+++ Source excerpt

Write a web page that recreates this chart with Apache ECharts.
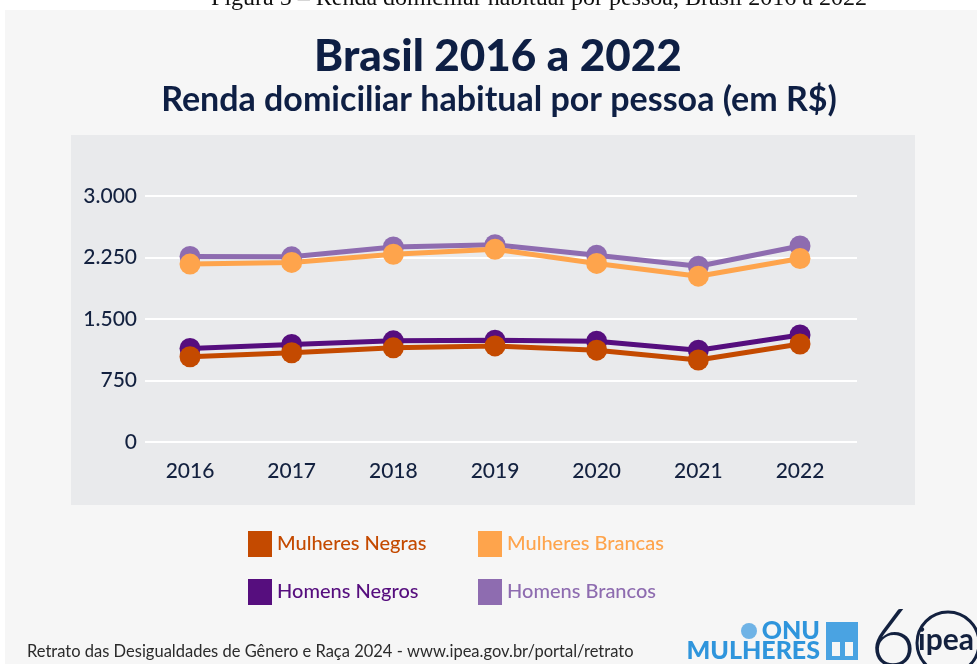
<!DOCTYPE html>
<html>
<head>
<meta charset="utf-8">
<script src="https://cdn.jsdelivr.net/npm/echarts@6/dist/echarts.min.js"></script>
<style>
  html, body { margin: 0; padding: 0; background: #fff; }
  #chart { width: 977px; height: 664px; }
</style>
</head>
<body>
<div id="chart"></div>
<script>
const years = ['2016', '2017', '2018', '2019', '2020', '2021', '2022']
const mulheresNegras = [1040, 1088, 1148, 1172, 1120, 1000, 1195]
const mulheresBrancas = [2170, 2190, 2290, 2350, 2178, 2022, 2238]
const homensNegros = [1140, 1190, 1234, 1242, 1230, 1120, 1306]
const homensBrancos = [2262, 2258, 2378, 2405, 2277, 2143, 2390]
const yTicks = [0, 750, 1500, 2250, 3000]

const C = {
  mn: '#c44a00', mb: '#fea44c', hn: '#560e7e', hb: '#8e6cb0',
  navy: '#13213f', font: 'Lato, "Noto Sans", sans-serif'
}

const chart = echarts.init(document.getElementById('chart'))

function fmt(v) {
  return String(v).replace(/\B(?=(\d{3})+(?!\d))/g, '.')
}

function line(name, data, color) {
  return {
    name, type: 'line', data, xAxisIndex: 1, yAxisIndex: 1,
    symbol: 'circle', symbolSize: 21,
    lineStyle: { color, width: 5 },
    itemStyle: { color },
    emphasis: { disabled: true },
    animation: false,
  }
}

function legendAt(name, color, left, top) {
  return {
    left, top, padding: 0, icon: 'rect', itemWidth: 24, itemHeight: 26, itemGap: 7,
    data: [{ name, textStyle: { color } }],
    textStyle: { fontSize: 20, fontFamily: C.font, fontWeight: 500, padding: [4, 0, 0, 0] },
    selectedMode: false,
  }
}

const axisText = { color: C.navy, fontSize: 21, fontFamily: C.font, fontWeight: 500 }

chart.setOption({
  backgroundColor: '#ffffff',
  title: [
    {
      text: 'Brasil 2016 a 2022', left: 493, top: 30, textAlign: 'center',
      textStyle: { fontSize: 44, fontWeight: 900, color: '#0e1f44', fontFamily: C.font },
    },
    {
      text: 'Renda domiciliar habitual por pessoa (em R$)', left: 494, top: 78, textAlign: 'center',
      textStyle: { fontSize: 34, fontWeight: 'bold', color: '#0e1f44', fontFamily: C.font },
    },
  ],
  graphic: [
    { type: 'rect', z: -10, shape: { x: 5, y: 10, width: 972, height: 654 }, style: { fill: '#f6f6f6' } },
    { type: 'rect', z: -9, shape: { x: 71, y: 135, width: 844, height: 370 }, style: { fill: '#e9eaec' } },
    {
      type: 'text', x: 539, y: 11,
      style: { text: 'Figura 5 – Renda domiciliar habitual por pessoa, Brasil 2016 a 2022', align: 'center', verticalAlign: 'bottom',
        font: '24px "Liberation Serif", serif', fill: '#111' }
    },
    {
      type: 'text', x: 27, y: 652,
      style: { text: 'Retrato das Desigualdades de Gênero e Raça 2024 - www.ipea.gov.br/portal/retrato', verticalAlign: 'middle',
        font: '16.5px Lato, sans-serif', fill: '#2b2b2b' }
    },
    // ONU Mulheres logo (approx.)
    { type: 'circle', shape: { cx: 749, cy: 631, r: 8 }, style: { fill: '#6fb3e6' } },
    { type: 'text', x: 820, y: 631, style: { text: 'ONU', align: 'right', verticalAlign: 'middle', font: '900 25px Lato, sans-serif', fill: '#2f95dc' } },
    { type: 'text', x: 820, y: 651, style: { text: 'MULHERES', align: 'right', verticalAlign: 'middle', font: '900 25px Lato, sans-serif', fill: '#2f95dc' } },
    { type: 'rect', shape: { x: 826, y: 622, width: 32, height: 38 }, style: { fill: '#4aa3e2' } },
    { type: 'rect', shape: { x: 832, y: 642, width: 8, height: 14 }, style: { fill: '#f6f6f6' } },
    { type: 'rect', shape: { x: 845, y: 642, width: 8, height: 14 }, style: { fill: '#f6f6f6' } },
    // ipea logo (approx.)
    { type: 'text', x: 893, y: 640, style: { text: '6', align: 'center', verticalAlign: 'middle', font: '300 80px Lato, sans-serif', fill: '#13213f' } },
    { type: 'circle', shape: { cx: 948, cy: 643, r: 31 }, style: { fill: 'none', stroke: '#13213f', lineWidth: 3 } },
    { type: 'text', x: 946, y: 640, style: { text: 'ipea', align: 'center', verticalAlign: 'middle', font: 'bold 30px Lato, sans-serif', fill: '#13213f' } },
  ],
  legend: [
    legendAt('Mulheres Negras', C.mn, 248, 531),
    legendAt('Mulheres Brancas', C.mb, 478, 531),
    legendAt('Homens Negros', C.hn, 248, 579),
    legendAt('Homens Brancos', C.hb, 478, 579),
  ],
  grid: [
    { left: 145, right: 120, top: 196, bottom: 222 },
    { left: 190, right: 177, top: 196, bottom: 222 },
  ],
  xAxis: [
    { gridIndex: 0, type: 'value', show: false, min: 0, max: 1 },
    {
      gridIndex: 1, type: 'category', data: years, boundaryGap: false,
      axisLine: { show: false }, axisTick: { show: false },
      axisLabel: { ...axisText, margin: 19 },
    },
  ],
  yAxis: [
    {
      gridIndex: 0, type: 'value', min: yTicks[0], max: yTicks[yTicks.length - 1], interval: 750,
      axisLine: { show: false }, axisTick: { show: false },
      splitLine: { lineStyle: { color: '#ffffff', width: 2 } },
      axisLabel: { ...axisText, margin: 8, formatter: fmt },
    },
    { gridIndex: 1, type: 'value', min: 0, max: 3000, show: false },
  ],
  series: [
    line('Homens Brancos', homensBrancos, C.hb),
    line('Homens Negros', homensNegros, C.hn),
    line('Mulheres Brancas', mulheresBrancas, C.mb),
    line('Mulheres Negras', mulheresNegras, C.mn),
  ],
})
</script>
</body>
</html>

++++++

Your task is to return the lines above, from the first one up to and including the line containing "21, fontFamily: C.font, fontWeight: 500", minus any pictures.

Write a web page that recreates this chart with Apache ECharts.
<!DOCTYPE html>
<html>
<head>
<meta charset="utf-8">
<script src="https://cdn.jsdelivr.net/npm/echarts@6/dist/echarts.min.js"></script>
<style>
  html, body { margin: 0; padding: 0; background: #fff; }
  #chart { width: 977px; height: 664px; }
</style>
</head>
<body>
<div id="chart"></div>
<script>
const years = ['2016', '2017', '2018', '2019', '2020', '2021', '2022']
const mulheresNegras = [1040, 1088, 1148, 1172, 1120, 1000, 1195]
const mulheresBrancas = [2170, 2190, 2290, 2350, 2178, 2022, 2238]
const homensNegros = [1140, 1190, 1234, 1242, 1230, 1120, 1306]
const homensBrancos = [2262, 2258, 2378, 2405, 2277, 2143, 2390]
const yTicks = [0, 750, 1500, 2250, 3000]

const C = {
  mn: '#c44a00', mb: '#fea44c', hn: '#560e7e', hb: '#8e6cb0',
  navy: '#13213f', font: 'Lato, "Noto Sans", sans-serif'
}

const chart = echarts.init(document.getElementById('chart'))

function fmt(v) {
  return String(v).replace(/\B(?=(\d{3})+(?!\d))/g, '.')
}

function line(name, data, color) {
  return {
    name, type: 'line', data, xAxisIndex: 1, yAxisIndex: 1,
    symbol: 'circle', symbolSize: 21,
    lineStyle: { color, width: 5 },
    itemStyle: { color },
    emphasis: { disabled: true },
    animation: false,
  }
}

function legendAt(name, color, left, top) {
  return {
    left, top, padding: 0, icon: 'rect', itemWidth: 24, itemHeight: 26, itemGap: 7,
    data: [{ name, textStyle: { color } }],
    textStyle: { fontSize: 20, fontFamily: C.font, fontWeight: 500, padding: [4, 0, 0, 0] },
    selectedMode: false,
  }
}

const axisText = { color: C.navy, fontSize: 21, fontFamily: C.font, fontWeight: 500 }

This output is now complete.